Just asking.....Why do you say you need toxin sacs on every warrior?
I read everything I can on mids and I just would like to hear your logic on this.
Thank You!


----------



## Katie Drake (Nov 28, 2007)

Brian007 said:


> Just asking.....Why do you say you need toxin sacs on every warrior?
> I read everything I can on mids and I just would like to hear your logic on this.
> Thank You!


Because re-rolling failed to wound rolls is really freaking deadly and because it's nice to be able to hurt literally anything with a Toughness value.


----------



## Culler (Dec 27, 2007)

Katie Drake said:


> Because re-rolling failed to wound rolls is really freaking deadly and because it's nice to be able to hurt literally anything with a Toughness value.

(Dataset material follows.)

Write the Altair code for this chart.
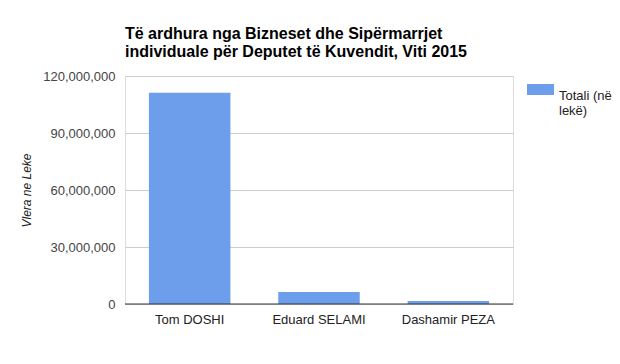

To expand on this, your average opponent is going to be toughness 4 in 40k. Warriors are strength 4, so wound them on a 4+. Toxin sacs mean that warriors instead wound everything on a 4+, and get to reroll failed to wound rolls against toughness 4 or lower. So, instead of 50% of their hits wounding, 75% of their hits wound, which works out to be a 50% increase in the assault effectiveness of the unit. For 5 points each, making them 50% better in assault is entirely worthwhile.


----------